**To be done**:
Can you transcribe the data exactly? Leave the pictures out.

▼▼▼

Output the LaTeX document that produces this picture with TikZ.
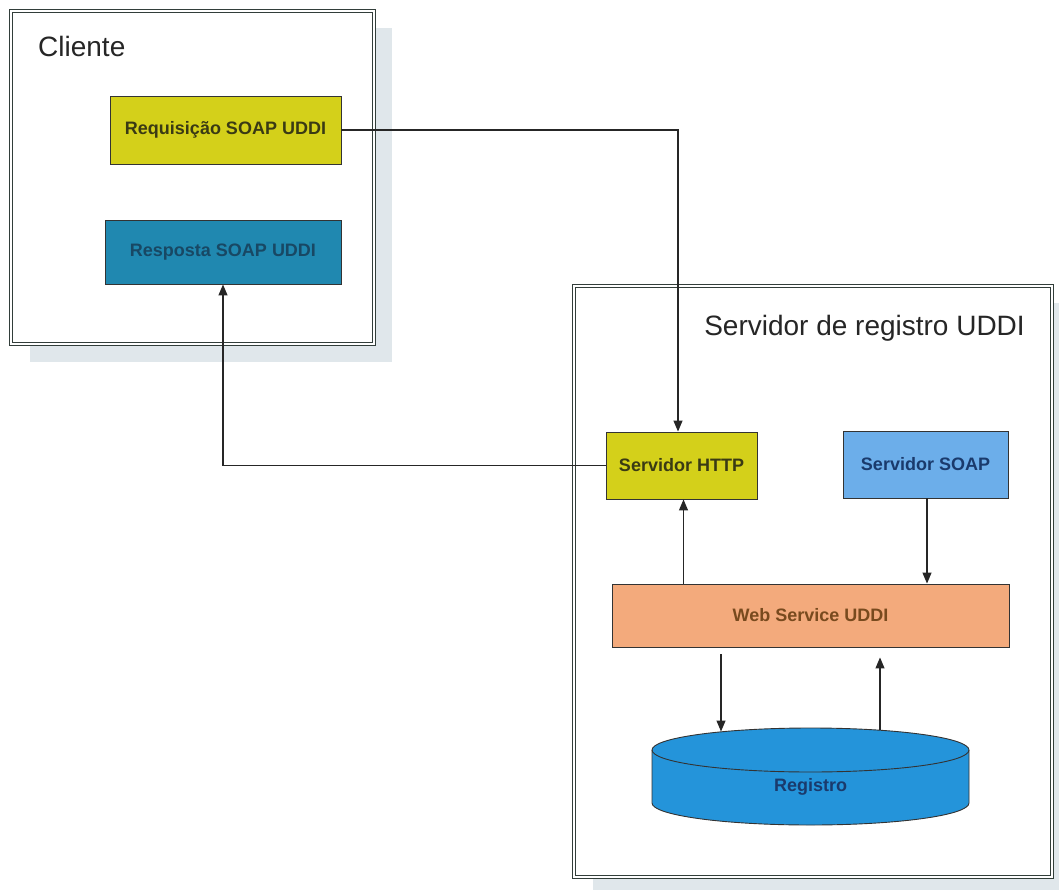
\documentclass[tikz,border=0pt]{standalone}
\usepackage{fontspec}
\setmainfont{Liberation Sans}
\usetikzlibrary{arrows.meta}

\definecolor{shadowgrey}{RGB}{224,231,235}
\definecolor{frame}{RGB}{50,62,58}
\definecolor{reqyellow}{RGB}{212,208,26}
\definecolor{respteal}{RGB}{32,136,176}
\definecolor{soapblue}{RGB}{108,174,234}
\definecolor{wssalmon}{RGB}{243,170,124}
\definecolor{regblue}{RGB}{36,148,218}
\definecolor{txtolive}{RGB}{58,58,20}
\definecolor{txtteal}{RGB}{24,72,100}
\definecolor{txtnavy}{RGB}{26,58,108}
\definecolor{txtbrown}{RGB}{120,74,30}

\tikzset{
  container/.style={draw=frame, line width=1.1pt, double=white, double distance=2.2pt, fill=white},
  shadowbox/.style={fill=shadowgrey, draw=none},
  compbox/.style={draw=black!80, line width=0.9pt, inner sep=0pt,
    font=\bfseries\fontsize{18}{20}\selectfont},
  title/.style={font=\fontsize{28}{32}\selectfont, text=black!85, inner sep=0pt},
  arr/.style={draw=black!85, line width=1.2pt, -{Triangle[length=11pt,width=9pt]}},
}

\begin{document}
\begin{tikzpicture}[x=1pt,y=-1pt]
\useasboundingbox (0,0) rectangle (1059,890);
\fill[white] (0,0) rectangle (1059,890);

% drop shadows behind the two containers
\fill[shadowbox] (30,28) rectangle (392,362);
\fill[shadowbox] (593,303) rectangle (1070,895);

% containers
\node[container, minimum width=363pt, minimum height=333pt] (cli) at (192.5,177.5) {};
\node[container, minimum width=478pt, minimum height=591pt] (srv) at (813,581.5) {};
\node[title, anchor=base west] (clititle) at (38,57) {Cliente};
\node[title, anchor=base east] (srvtitle) at (1025,335) {Servidor de registro UDDI};

% client side components
\node[compbox, fill=reqyellow, text=txtolive, minimum width=231pt, minimum height=68pt]
  (req) at (225.5,130) {Requisição SOAP UDDI};
\node[compbox, fill=respteal, text=txtteal, minimum width=236pt, minimum height=64pt]
  (resp) at (223,252) {Resposta SOAP UDDI};

% server side components
\node[compbox, fill=reqyellow, text=txtolive, minimum width=151pt, minimum height=67pt]
  (http) at (681.5,465.5) {Servidor HTTP};
\node[compbox, fill=soapblue, text=txtnavy, minimum width=165pt, minimum height=67pt]
  (soap) at (925.5,464.5) {Servidor SOAP};
\node[compbox, fill=wssalmon, text=txtbrown, minimum width=397pt, minimum height=63pt]
  (ws) at (810.5,615.5) {Web Service UDDI};

% registry drum (y axis points down, so angles 0..180 run along the lower rim)
\fill[regblue] (652,750) -- (652,803) arc[start angle=180, end angle=0, x radius=158.5, y radius=22]
  -- (969,750) arc[start angle=0, end angle=-180, x radius=158.5, y radius=22] -- cycle;
\draw[black!80, line width=0.9pt] (652,750) -- (652,803)
  arc[start angle=180, end angle=0, x radius=158.5, y radius=22] -- (969,750);
\draw[black!80, line width=0.9pt] (810.5,750) ellipse[x radius=158.5, y radius=22];
\node[font=\bfseries\fontsize{18}{20}\selectfont, text=txtnavy, inner sep=0pt] (reg) at (810.5,787) {Registro};
\coordinate (regin) at (721,731.5);
\coordinate (regout) at (880,730.2);

% connectors
\draw[arr] (req.east) -| ([xshift=-3.5pt]http.north);
\draw[arr] (http.west) -| (resp.south);
\draw[arr] ([xshift=2pt]http.south |- ws.north) -- ([xshift=2pt]http.south);
\draw[arr] ([xshift=1.5pt]soap.south) -- ([xshift=1.5pt]soap.south |- ws.north);
\draw[arr] ([yshift=-7pt]ws.south -| regin) -- (regin);
\draw[arr] (regout) -- ([yshift=-10pt]ws.south -| regout);
\end{tikzpicture}
\end{document}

▲▲▲

**Answer to this exercise**:
Output the LaTeX document that produces this picture with TikZ.
\documentclass[tikz,border=0pt]{standalone}
\usepackage{fontspec}
\setmainfont{Liberation Sans}
\usetikzlibrary{arrows.meta}

\definecolor{shadowgrey}{RGB}{224,231,235}
\definecolor{frame}{RGB}{50,62,58}
\definecolor{reqyellow}{RGB}{212,208,26}
\definecolor{respteal}{RGB}{32,136,176}
\definecolor{soapblue}{RGB}{108,174,234}
\definecolor{wssalmon}{RGB}{243,170,124}
\definecolor{regblue}{RGB}{36,148,218}
\definecolor{txtolive}{RGB}{58,58,20}
\definecolor{txtteal}{RGB}{24,72,100}
\definecolor{txtnavy}{RGB}{26,58,108}
\definecolor{txtbrown}{RGB}{120,74,30}

\tikzset{
  container/.style={draw=frame, line width=1.1pt, double=white, double distance=2.2pt, fill=white},
  shadowbox/.style={fill=shadowgrey, draw=none},
  compbox/.style={draw=black!80, line width=0.9pt, inner sep=0pt,
    font=\bfseries\fontsize{18}{20}\selectfont},
  title/.style={font=\fontsize{28}{32}\selectfont, text=black!85, inner sep=0pt},
  arr/.style={draw=black!85, line width=1.2pt, -{Triangle[length=11pt,width=9pt]}},
}

\begin{document}
\begin{tikzpicture}[x=1pt,y=-1pt]
\useasboundingbox (0,0) rectangle (1059,890);
\fill[white] (0,0) rectangle (1059,890);

% drop shadows behind the two containers
\fill[shadowbox] (30,28) rectangle (392,362);
\fill[shadowbox] (593,303) rectangle (1070,895);

% containers
\node[container, minimum width=363pt, minimum height=333pt] (cli) at (192.5,177.5) {};
\node[container, minimum width=478pt, minimum height=591pt] (srv) at (813,581.5) {};
\node[title, anchor=base west] (clititle) at (38,57) {Cliente};
\node[title, anchor=base east] (srvtitle) at (1025,335) {Servidor de registro UDDI};

% client side components
\node[compbox, fill=reqyellow, text=txtolive, minimum width=231pt, minimum height=68pt]
  (req) at (225.5,130) {Requisição SOAP UDDI};
\node[compbox, fill=respteal, text=txtteal, minimum width=236pt, minimum height=64pt]
  (resp) at (223,252) {Resposta SOAP UDDI};

% server side components
\node[compbox, fill=reqyellow, text=txtolive, minimum width=151pt, minimum height=67pt]
  (http) at (681.5,465.5) {Servidor HTTP};
\node[compbox, fill=soapblue, text=txtnavy, minimum width=165pt, minimum height=67pt]
  (soap) at (925.5,464.5) {Servidor SOAP};
\node[compbox, fill=wssalmon, text=txtbrown, minimum width=397pt, minimum height=63pt]
  (ws) at (810.5,615.5) {Web Service UDDI};

% registry drum (y axis points down, so angles 0..180 run along the lower rim)
\fill[regblue] (652,750) -- (652,803) arc[start angle=180, end angle=0, x radius=158.5, y radius=22]
  -- (969,750) arc[start angle=0, end angle=-180, x radius=158.5, y radius=22] -- cycle;
\draw[black!80, line width=0.9pt] (652,750) -- (652,803)
  arc[start angle=180, end angle=0, x radius=158.5, y radius=22] -- (969,750);
\draw[black!80, line width=0.9pt] (810.5,750) ellipse[x radius=158.5, y radius=22];
\node[font=\bfseries\fontsize{18}{20}\selectfont, text=txtnavy, inner sep=0pt] (reg) at (810.5,787) {Registro};
\coordinate (regin) at (721,731.5);
\coordinate (regout) at (880,730.2);

% connectors
\draw[arr] (req.east) -| ([xshift=-3.5pt]http.north);
\draw[arr] (http.west) -| (resp.south);
\draw[arr] ([xshift=2pt]http.south |- ws.north) -- ([xshift=2pt]http.south);
\draw[arr] ([xshift=1.5pt]soap.south) -- ([xshift=1.5pt]soap.south |- ws.north);
\draw[arr] ([yshift=-7pt]ws.south -| regin) -- (regin);
\draw[arr] (regout) -- ([yshift=-10pt]ws.south -| regout);
\end{tikzpicture}
\end{document}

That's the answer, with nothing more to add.